A half century later, “Queen I,” the lavish six-CD 50th anniversary-ish deluxe re-release of the album, shows just how much of the underwhelm was caused by that muddy mix. The bandmembers have said for decades that they were unhappy with the album’s sound, and here it has been given such a dramatic sonic overhaul that, to use an overplayed but accurate analogy, hearing it is like seeing “The Wizard of Oz” shift from black-and-white to color.

May insists in the press materials that “All the performances are exactly as they originally appeared in 1973,” but clearly this notoriously perfectionist band has done just about everything else, going back to the original multitracks and tweaking the sound of every element, giving the vocals and instruments — particularly the drums — a punch, detail and clarity that previously was lacking. They’ve also added the jaunty and awesomely titled “Mad the Swine” — a song dropped from the original album at their label’s insistence — into the spot in the sequence they’d intended.

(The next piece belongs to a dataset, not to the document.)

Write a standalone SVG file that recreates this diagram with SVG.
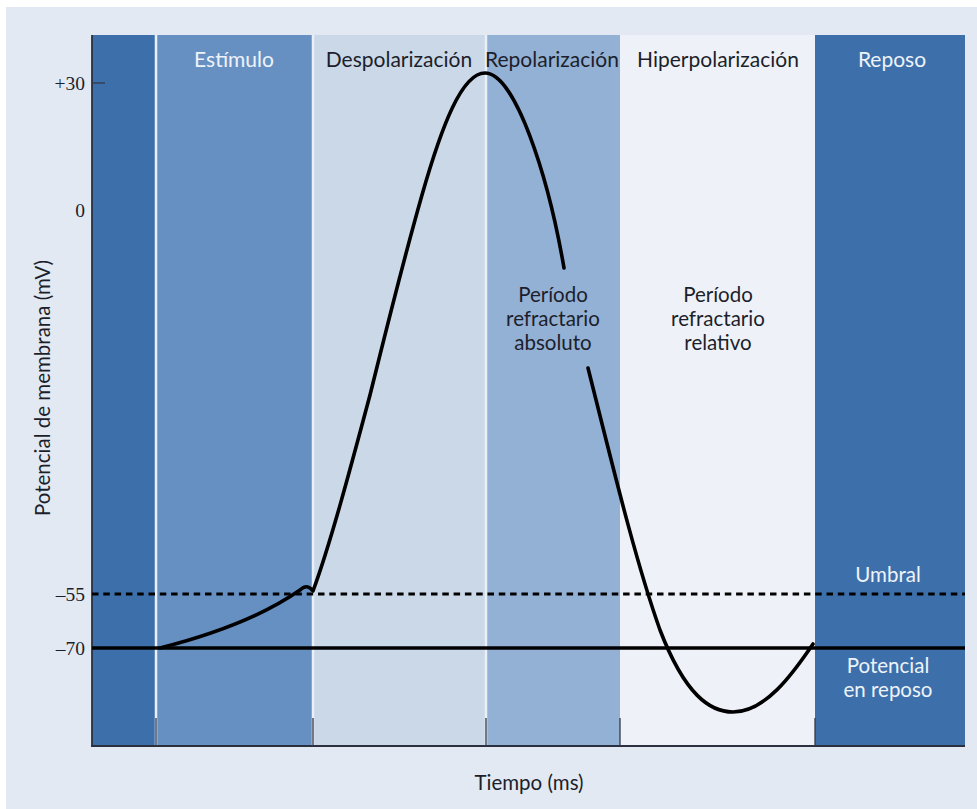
<svg xmlns="http://www.w3.org/2000/svg" width="977" height="809" viewBox="0 0 977 809">
  <style>
    .hdr { font-family: Lato, "Open Sans", sans-serif; font-size: 21px; text-anchor: middle; }
    .lbl { font-family: Lato, "Open Sans", sans-serif; font-size: 20.5px; text-anchor: middle; }
    .dark { fill: #1c1f2b; }
    .light { fill: #eef3f9; }
    .num { font-family: "Liberation Serif", serif; font-size: 19.5px; text-anchor: end; fill: #1c1f2b; }
    .sep { stroke: #e9f0f8; stroke-width: 2.5; }
    .tick { stroke: #333844; stroke-width: 1.3; }
    .trace { fill: none; stroke: #000; stroke-width: 3.6; stroke-linecap: round; stroke-linejoin: round; }
  </style>

  <!-- page background -->
  <rect x="0" y="0" width="977" height="809" fill="#ffffff"/>
  <rect x="6" y="7" width="971" height="802" fill="#e2e9f2"/>

  <!-- phase bands -->
  <g id="bands">
    <rect id="band-inicio" x="92" y="35" width="64" height="711" fill="#3d70aa"/>
    <rect id="band-estimulo" x="156" y="35" width="157" height="711" fill="#6690c2"/>
    <rect id="band-despolarizacion" x="313" y="35" width="173" height="711" fill="#cad8e8"/>
    <rect id="band-repolarizacion" x="486" y="35" width="134" height="711" fill="#93b0d5"/>
    <rect id="band-hiperpolarizacion" x="620" y="35" width="195" height="711" fill="#eef2f8"/>
    <rect id="band-reposo" x="815" y="35" width="150" height="711" fill="#3d70aa"/>
    <line class="sep" x1="156" y1="35" x2="156" y2="746"/>
    <line class="sep" x1="313" y1="35" x2="313" y2="746"/>
    <line class="sep" x1="486" y1="35" x2="486" y2="746"/>
  </g>

  <!-- phase headings -->
  <g id="headings">
    <text class="hdr light" x="234" y="67">Estímulo</text>
    <text class="hdr dark" x="399" y="67">Despolarización</text>
    <text class="hdr dark" x="552" y="67">Repolarización</text>
    <text class="hdr dark" x="718" y="67">Hiperpolarización</text>
    <text class="hdr light" x="892" y="67">Reposo</text>
  </g>

  <!-- axes and ticks -->
  <g id="axes">
    <line x1="92" y1="35" x2="92" y2="746.5" stroke="#2a3040" stroke-width="1.8"/>
    <line x1="91" y1="746" x2="965" y2="746" stroke="#2a3040" stroke-width="1.8"/>
    <line class="tick" x1="92" y1="83" x2="105" y2="83" stroke-width="2"/>
    <line class="tick" x1="156" y1="718" x2="156" y2="746"/>
    <line class="tick" x1="313" y1="718" x2="313" y2="746"/>
    <line class="tick" x1="486" y1="718" x2="486" y2="746"/>
    <line class="tick" x1="620" y1="718" x2="620" y2="746"/>
    <line class="tick" x1="815" y1="718" x2="815" y2="746"/>
    <text class="num" x="85" y="90">+30</text>
    <text class="num" x="85" y="217">0</text>
    <text class="num" x="85" y="601">–55</text>
    <text class="num" x="85" y="655">–70</text>
    <text class="lbl dark" transform="translate(50,388) rotate(-90)">Potencial de membrana (mV)</text>
    <text class="lbl dark" x="529" y="790">Tiempo (ms)</text>
  </g>

  <!-- reference levels -->
  <g id="levels">
    <line id="umbral-line" x1="92" y1="594" x2="965" y2="594" stroke="#000" stroke-width="3" stroke-dasharray="6.5 4.8"/>
    <line id="reposo-line" x1="92" y1="648" x2="965" y2="648" stroke="#000" stroke-width="3.6"/>
    <text class="lbl light" x="888" y="582">Umbral</text>
    <text class="lbl light" x="888" y="673">Potencial</text>
    <text class="lbl light" x="888" y="697">en reposo</text>
  </g>

  <!-- action potential trace (broken around the label) -->
  <g id="connectors">
    <path class="trace" d="M160,648 Q250,625 300,590 Q307,583 313,591 C 330,545 350,470 370,395 C 385,335 402,265 422,195 C 442,125 462,73 485,73 C 515,73 548,175 564,268"/>
    <path class="trace" d="M588,368 C 610,455 635,560 660,630 C 685,695 710,712 733,712 C 765,712 792,675 813,644"/>
  </g>

  <!-- refractory period labels -->
  <g id="refractario-absoluto">
    <text class="lbl dark" x="553" y="302">Período</text>
    <text class="lbl dark" x="553" y="326">refractario</text>
    <text class="lbl dark" x="553" y="350">absoluto</text>
  </g>
  <g id="refractario-relativo">
    <text class="lbl dark" x="718" y="302">Período</text>
    <text class="lbl dark" x="718" y="326">refractario</text>
    <text class="lbl dark" x="718" y="350">relativo</text>
  </g>
</svg>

The full deluxe edition spelunks as deeply into the archives as any fan could want, with a disc each of early takes and instrumental versions; a demo recorded in late 1971 with versions of the songs that are sometimes better than the album renditions; and related live material and BBC radio sessions. As a lo-fi bonus, they’ve exhumed a live version of their early song “Hangman” (which apparently was never recorded in the studio) as well as a pair of tracks from one of their earliest concerts in August of 1970.

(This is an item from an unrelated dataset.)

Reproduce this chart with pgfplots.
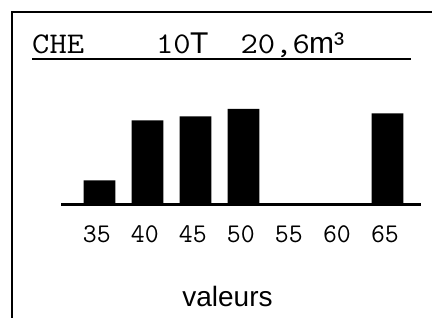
\documentclass[border=0pt]{standalone}
\usepackage{fontspec}
\setmainfont{Liberation Sans}
\usepackage{pgfplots}
\pgfplotsset{compat=1.18}
\usepackage{graphicx}
\begin{document}
\begin{tikzpicture}
\useasboundingbox (0,0) rectangle (432bp,318bp);
% frame (right and bottom sides cut off)
\draw[line width=2bp] (12bp,-5bp) -- (12bp,306bp) -- (440bp,306bp);
% title underline
\draw[line width=2.2bp] (32bp,259.3bp) -- (411bp,259.3bp);
% title
\node[anchor=base west, inner sep=0] at (32bp,264.7bp) {\scalebox{1.12}[1]{\fontsize{30bp}{36bp}\selectfont\ttfamily CHE}};
\node[anchor=base east, inner sep=0] at (191bp,264.7bp) {\scalebox{1.12}[1]{\fontsize{30bp}{36bp}\selectfont\ttfamily 10}};
\node[anchor=base west, inner sep=0] at (190bp,264.7bp) {\fontsize{30bp}{36bp}\selectfont T};
\node[anchor=base east, inner sep=0] at (310bp,264.7bp) {\scalebox{1.12}[1]{\fontsize{30bp}{36bp}\selectfont\ttfamily 20,6}};
\node[anchor=base west, inner sep=0] at (309bp,264.7bp) {\fontsize{30bp}{36bp}\selectfont m³};
% x label
\node[anchor=base, inner sep=0] at (227.5bp,12bp) {\fontsize{28bp}{32bp}\selectfont valeurs};
\begin{axis}[
  at={(61bp,113.5bp)}, anchor=south west,
  scale only axis, width=360bp, height=100bp,
  xmin=31, xmax=68.5, ymin=0, ymax=100,
  axis x line=bottom, axis y line=none,
  x axis line style={-, line width=2.5bp},
  xtick={35,40,45,50,55,60,65},
  xticklabels={35,40,45,50,55,60,65},
  major tick length=0pt,
  ytick=\empty,
  xticklabel style={font=\fontsize{27bp}{30bp}\selectfont\ttfamily, anchor=base, yshift=-38.5bp, xshift=-2.5bp},
  ybar, bar width=31.7bp,
  clip=false,
]
\addplot[fill=black, draw=none] coordinates {(35,24) (40,84) (45,88) (50,95.5) (65,91)};
\end{axis}
\end{tikzpicture}
\end{document}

Most interesting of the previously unreleased material is the “Sessions” disc, containing early, loose takes of songs from the album, often with just acoustic guitar, bass, drums and vocal. While it’s remarkable to hear how far the songs would travel to reach their massively arranged final versions, most entertaining is the banter — cries of anguish or good-natured mockery over mistakes, like the tongue-in-cheek argument between the bandmembers over who messed up the first take of “Mad the Swine,” with Taylor mimicking Mercury in a Monty Pythonesque old-lady voice and May asking rhetorically, “What do you think this group’s called?” — someone replies “Queen Bitch!” (a then-new song from David Bowie’s “Hunky Dory” album).

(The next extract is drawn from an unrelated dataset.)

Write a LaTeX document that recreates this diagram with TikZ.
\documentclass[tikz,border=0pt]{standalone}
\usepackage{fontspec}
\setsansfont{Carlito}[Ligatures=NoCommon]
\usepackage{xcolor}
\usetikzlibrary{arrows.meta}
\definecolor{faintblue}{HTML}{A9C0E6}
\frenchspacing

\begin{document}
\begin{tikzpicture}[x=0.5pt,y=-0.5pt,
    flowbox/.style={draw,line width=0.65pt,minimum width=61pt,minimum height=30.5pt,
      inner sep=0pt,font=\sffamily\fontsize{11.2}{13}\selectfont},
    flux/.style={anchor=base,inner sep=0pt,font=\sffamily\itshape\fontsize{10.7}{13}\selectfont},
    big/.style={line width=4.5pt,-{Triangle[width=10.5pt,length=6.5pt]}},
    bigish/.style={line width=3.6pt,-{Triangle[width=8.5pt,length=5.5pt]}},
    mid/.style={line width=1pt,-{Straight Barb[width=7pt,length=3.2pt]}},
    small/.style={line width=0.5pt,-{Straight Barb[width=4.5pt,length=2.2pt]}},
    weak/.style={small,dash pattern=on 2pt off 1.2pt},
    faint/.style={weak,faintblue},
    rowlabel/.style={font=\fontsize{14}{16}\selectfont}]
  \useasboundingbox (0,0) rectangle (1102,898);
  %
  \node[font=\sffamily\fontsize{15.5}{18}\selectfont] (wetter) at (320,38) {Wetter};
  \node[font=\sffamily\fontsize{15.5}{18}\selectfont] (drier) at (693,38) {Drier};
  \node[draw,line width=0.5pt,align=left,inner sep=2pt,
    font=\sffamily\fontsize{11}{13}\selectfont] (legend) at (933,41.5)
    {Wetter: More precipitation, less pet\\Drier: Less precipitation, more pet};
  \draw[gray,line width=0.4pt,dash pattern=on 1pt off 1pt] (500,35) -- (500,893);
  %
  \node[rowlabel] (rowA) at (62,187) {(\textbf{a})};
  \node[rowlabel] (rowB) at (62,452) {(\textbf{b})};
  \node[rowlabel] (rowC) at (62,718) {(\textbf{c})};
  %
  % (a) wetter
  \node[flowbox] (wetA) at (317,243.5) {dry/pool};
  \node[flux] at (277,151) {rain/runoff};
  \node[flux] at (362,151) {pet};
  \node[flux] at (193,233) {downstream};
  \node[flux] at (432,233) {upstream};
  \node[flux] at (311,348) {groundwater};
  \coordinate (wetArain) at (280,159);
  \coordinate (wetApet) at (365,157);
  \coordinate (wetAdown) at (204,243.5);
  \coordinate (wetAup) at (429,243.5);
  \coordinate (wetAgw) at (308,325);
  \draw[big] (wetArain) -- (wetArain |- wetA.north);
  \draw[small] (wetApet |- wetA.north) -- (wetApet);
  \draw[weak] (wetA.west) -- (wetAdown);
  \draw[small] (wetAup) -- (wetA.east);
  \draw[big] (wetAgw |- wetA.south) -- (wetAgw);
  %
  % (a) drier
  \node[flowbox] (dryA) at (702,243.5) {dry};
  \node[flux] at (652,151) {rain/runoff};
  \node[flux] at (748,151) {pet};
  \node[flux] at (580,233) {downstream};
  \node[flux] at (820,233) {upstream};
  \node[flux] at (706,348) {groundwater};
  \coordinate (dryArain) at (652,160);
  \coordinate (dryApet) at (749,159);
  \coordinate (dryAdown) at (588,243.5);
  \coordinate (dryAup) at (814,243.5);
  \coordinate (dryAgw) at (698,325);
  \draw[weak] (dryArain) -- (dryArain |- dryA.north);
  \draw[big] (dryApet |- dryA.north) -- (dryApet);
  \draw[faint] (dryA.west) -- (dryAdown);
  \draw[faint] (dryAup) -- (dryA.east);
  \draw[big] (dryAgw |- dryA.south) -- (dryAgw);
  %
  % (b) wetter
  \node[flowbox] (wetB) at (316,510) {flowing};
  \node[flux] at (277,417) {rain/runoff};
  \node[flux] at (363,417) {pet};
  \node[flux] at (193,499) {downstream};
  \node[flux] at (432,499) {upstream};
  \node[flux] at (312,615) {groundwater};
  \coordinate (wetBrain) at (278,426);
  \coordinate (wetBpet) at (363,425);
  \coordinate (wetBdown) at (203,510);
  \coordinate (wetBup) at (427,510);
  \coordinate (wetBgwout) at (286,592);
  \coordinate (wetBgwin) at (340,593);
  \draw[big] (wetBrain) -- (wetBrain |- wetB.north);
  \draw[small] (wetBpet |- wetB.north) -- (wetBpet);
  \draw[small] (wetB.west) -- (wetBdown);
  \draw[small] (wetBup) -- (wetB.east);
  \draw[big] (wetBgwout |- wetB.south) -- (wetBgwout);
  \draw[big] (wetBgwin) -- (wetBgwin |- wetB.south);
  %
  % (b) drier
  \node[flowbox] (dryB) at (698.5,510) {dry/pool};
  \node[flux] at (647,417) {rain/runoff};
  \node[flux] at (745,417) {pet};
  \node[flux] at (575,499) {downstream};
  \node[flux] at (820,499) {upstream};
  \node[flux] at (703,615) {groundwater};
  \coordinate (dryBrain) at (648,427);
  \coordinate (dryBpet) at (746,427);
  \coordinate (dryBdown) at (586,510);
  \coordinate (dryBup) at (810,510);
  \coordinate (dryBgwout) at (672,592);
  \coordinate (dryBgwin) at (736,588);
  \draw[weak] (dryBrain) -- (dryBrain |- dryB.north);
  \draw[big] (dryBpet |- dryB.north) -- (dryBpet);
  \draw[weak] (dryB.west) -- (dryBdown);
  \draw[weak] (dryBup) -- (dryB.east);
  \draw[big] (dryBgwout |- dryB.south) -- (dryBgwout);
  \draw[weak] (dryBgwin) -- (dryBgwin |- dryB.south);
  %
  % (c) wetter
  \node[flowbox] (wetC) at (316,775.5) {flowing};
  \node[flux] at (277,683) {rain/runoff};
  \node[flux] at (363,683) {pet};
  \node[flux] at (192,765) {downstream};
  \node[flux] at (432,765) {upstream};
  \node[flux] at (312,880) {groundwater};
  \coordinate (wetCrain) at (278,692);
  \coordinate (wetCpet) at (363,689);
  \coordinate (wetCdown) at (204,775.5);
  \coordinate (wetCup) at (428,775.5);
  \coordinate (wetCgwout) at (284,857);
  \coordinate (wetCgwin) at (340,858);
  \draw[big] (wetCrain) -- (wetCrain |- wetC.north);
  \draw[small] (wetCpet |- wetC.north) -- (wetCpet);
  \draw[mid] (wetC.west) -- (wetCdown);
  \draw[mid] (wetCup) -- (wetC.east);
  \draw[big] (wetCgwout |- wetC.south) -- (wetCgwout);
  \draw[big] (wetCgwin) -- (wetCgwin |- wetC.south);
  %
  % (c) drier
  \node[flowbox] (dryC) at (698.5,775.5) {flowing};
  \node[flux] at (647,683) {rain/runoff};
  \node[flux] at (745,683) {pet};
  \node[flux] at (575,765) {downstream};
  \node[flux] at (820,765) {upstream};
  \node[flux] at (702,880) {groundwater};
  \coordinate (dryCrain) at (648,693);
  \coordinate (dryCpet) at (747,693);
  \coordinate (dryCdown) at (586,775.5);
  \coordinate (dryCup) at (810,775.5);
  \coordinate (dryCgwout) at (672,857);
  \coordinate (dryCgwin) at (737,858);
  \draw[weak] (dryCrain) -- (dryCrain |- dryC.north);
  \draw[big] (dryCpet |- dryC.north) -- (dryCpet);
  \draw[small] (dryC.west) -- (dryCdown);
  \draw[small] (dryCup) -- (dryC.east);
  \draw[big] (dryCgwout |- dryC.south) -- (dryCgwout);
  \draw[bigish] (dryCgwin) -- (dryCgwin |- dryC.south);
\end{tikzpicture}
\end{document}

Much of the archival material here has been available for years, and like other similar boxed sets, there is a lot of repetition — we get seven different but similar versions of “Keep Yourself Alive” and “Liar” and multiple versions of most of the others. But “Queen I” is a definitive record of the first chapter in the career of one the most popular and influential rock bands of all time. Was it given the equivalent of sonic steroids? Probably. But does it sound approximately five million times better? Absolutely.